Isaf-Einsatz statt Mathe

Erstveröffentlicht: 
01.07.2010

Politische Bildung der Bundeswehr in den Schulen kommt nicht überall gut an. Friedensinitiativen argumentieren, in der Schule haben die Streitkräfte nichts zu suchen.
Gerrit Hohmann muss in die Verlängerung. 90 Minuten berichtet der Jugendoffizier in der blauen Uniform den Neuntklässlern des Kaiserin-Friedrich-Gymnasiums bereits über den Afghanistan-Einsatz der Bundeswehr. Die 15- bis 16-Jährigen werden an diesem Tag nicht müde, Fragen zu stellen. Draußen scheint die Sonne über Bad Homburg. Doch sie wollen nicht in die Pause, sondern wollen noch mehr wissen über den Sinn und Unsinn dieses fernen Krieges oder die Aufgaben der Internationalen Schutztruppe Isaf.

Deshalb bitten sie ihren Lehrer Wolfgang Gebhardt, noch eine weitere Schulstunde dranzuhängen. Gebhardt spricht kurz mit seinem Kollegen. Wenige Minuten später beantwortet der 34-jährige Hauptmann wieder die Fragen der Mädchen und Jungen.

So freundlich werden Hohmann und seine 90 Kollegen bundesweit nicht immer empfangen. In Berlin demonstriert ein Bündnis aus Eltern, Schülern und antimilitaristischen Initiativen seit März immer wieder unter dem Motto "Bundeswehrfreie Zone" gegen "Werbeaktionen der Bundeswehr". Nach Schülerprotesten lud im Mai ein Gymnasium zwei Jugendoffiziere aus.

Die Demonstranten reklamieren für sich, die Militarisierung der Gesellschaft stoppen zu wollen. Eltern sollten deshalb ihren Nachwuchs für den Zeitraum der Bundeswehrveranstaltungen freistellen, fordern sie, und nicht zulassen, dass "ihre Kinder zu Mördern gemacht werden und der Job an der Waffe legitimiert wird".

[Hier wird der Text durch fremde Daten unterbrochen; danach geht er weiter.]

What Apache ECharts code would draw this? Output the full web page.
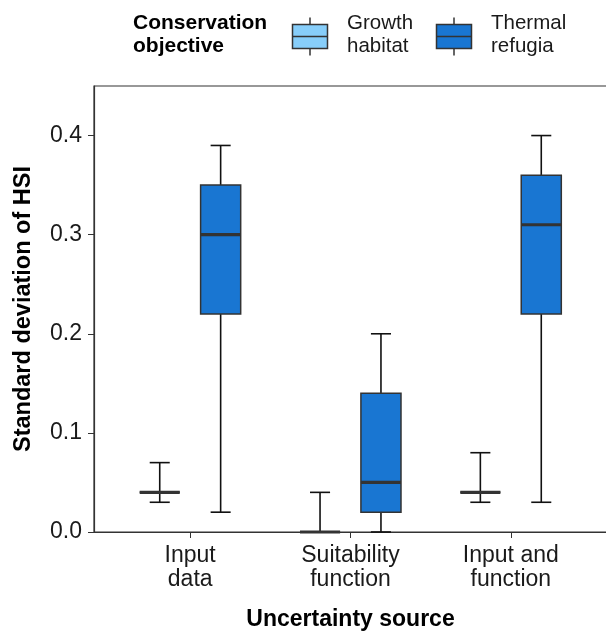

Friedensinitiativen argumentieren zudem, in der Schule habe die Bundeswehr nichts zu suchen, weil die Soldaten die Afghanistan-Mission rechtfertigten, obwohl zwei Drittel der Bevölkerung den Einsatz am Hindukusch ablehnten. Außerdem versuche die Bundeswehr die Not vieler Jugendlicher auszunutzen, die keine Lehrstelle erhielten.

Jugendoffizier Hohmann hat solche Erfahrungen noch nicht gemacht. Im Gegenteil. Er arbeite mit etwa der Hälfte der 120 weiterführenden Schulen in seinem Zuständigkeitsbereich Hessen Süd-West zusammen, sagt er. Der Rest kenne entweder sein Angebot nicht oder lehne es ab.

Brisante Themen

Er komme auf 130 Einsatztage, die er aber nicht ausschließlich in Schulen verbringt. Er und sein Team laden auch Schulklassen zu Rollenspielen ein. Dann sind Jugendliche ein Wochenende lang Regierungschefs oder leiten eine Nichtregierungsorganisation und müssen mit- oder gegeneinander bestimmte Ziele erreichen.

Hohmann weiß natürlich um den Konfliktstoff, der in seiner Arbeit steckt, er weiß, wie brisant die beiden Themen Bundeswehr und Verteidigungspolitik für einige sind. Deshalb achte er etwa darauf, dass er nicht als Karriereberater missverstanden werden kann. "Bei diesem Thema müsst ihr Euch an die Berater in den Kreiswehrersatzämtern wenden", lautet sein Standardspruch, den er am Kaiserin-Friedrich-Gymnasium in beiden Klassen, der neunten und zwölften, in seine einleitenden Worte flicht.